<<<<
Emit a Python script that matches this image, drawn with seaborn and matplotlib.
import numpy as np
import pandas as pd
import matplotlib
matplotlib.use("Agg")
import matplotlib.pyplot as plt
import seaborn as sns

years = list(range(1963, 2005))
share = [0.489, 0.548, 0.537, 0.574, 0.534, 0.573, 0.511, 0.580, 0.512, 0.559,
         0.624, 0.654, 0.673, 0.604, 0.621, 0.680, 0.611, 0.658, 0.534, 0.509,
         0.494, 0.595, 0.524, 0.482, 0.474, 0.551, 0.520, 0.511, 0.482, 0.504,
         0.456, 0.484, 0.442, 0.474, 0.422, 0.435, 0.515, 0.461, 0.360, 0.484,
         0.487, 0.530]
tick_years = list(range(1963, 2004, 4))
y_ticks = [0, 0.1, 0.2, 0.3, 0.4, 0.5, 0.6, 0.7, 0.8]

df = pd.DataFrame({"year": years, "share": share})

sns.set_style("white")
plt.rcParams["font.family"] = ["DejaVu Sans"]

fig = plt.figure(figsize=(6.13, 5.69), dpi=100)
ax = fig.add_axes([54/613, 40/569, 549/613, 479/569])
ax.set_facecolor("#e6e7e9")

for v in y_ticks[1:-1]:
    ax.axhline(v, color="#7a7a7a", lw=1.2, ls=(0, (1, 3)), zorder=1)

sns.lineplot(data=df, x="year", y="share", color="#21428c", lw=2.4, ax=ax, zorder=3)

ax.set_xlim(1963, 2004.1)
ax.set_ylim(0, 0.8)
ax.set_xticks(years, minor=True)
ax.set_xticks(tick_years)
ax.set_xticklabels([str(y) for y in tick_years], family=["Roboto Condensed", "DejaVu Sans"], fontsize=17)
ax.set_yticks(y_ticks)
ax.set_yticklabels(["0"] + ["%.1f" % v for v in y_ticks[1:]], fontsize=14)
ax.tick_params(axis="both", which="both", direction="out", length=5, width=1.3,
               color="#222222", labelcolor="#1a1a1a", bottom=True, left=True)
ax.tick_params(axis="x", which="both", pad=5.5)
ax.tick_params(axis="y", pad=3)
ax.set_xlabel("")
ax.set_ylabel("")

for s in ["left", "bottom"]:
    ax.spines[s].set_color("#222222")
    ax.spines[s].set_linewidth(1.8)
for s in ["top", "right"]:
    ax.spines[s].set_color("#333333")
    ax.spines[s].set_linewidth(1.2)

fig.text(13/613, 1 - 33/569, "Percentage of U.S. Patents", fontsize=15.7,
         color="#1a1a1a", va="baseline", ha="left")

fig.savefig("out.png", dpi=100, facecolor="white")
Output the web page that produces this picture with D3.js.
>>>>
PROBLEM STATEMENT: Copy exactly the lines that run from the first line of the data to the line containing "import seaborn as sns", please, with both ends included and nothing else.

WRITTEN RESPONSE:
Emit a Python script that matches this image, drawn with seaborn and matplotlib.
import numpy as np
import pandas as pd
import matplotlib
matplotlib.use("Agg")
import matplotlib.pyplot as plt
import seaborn as sns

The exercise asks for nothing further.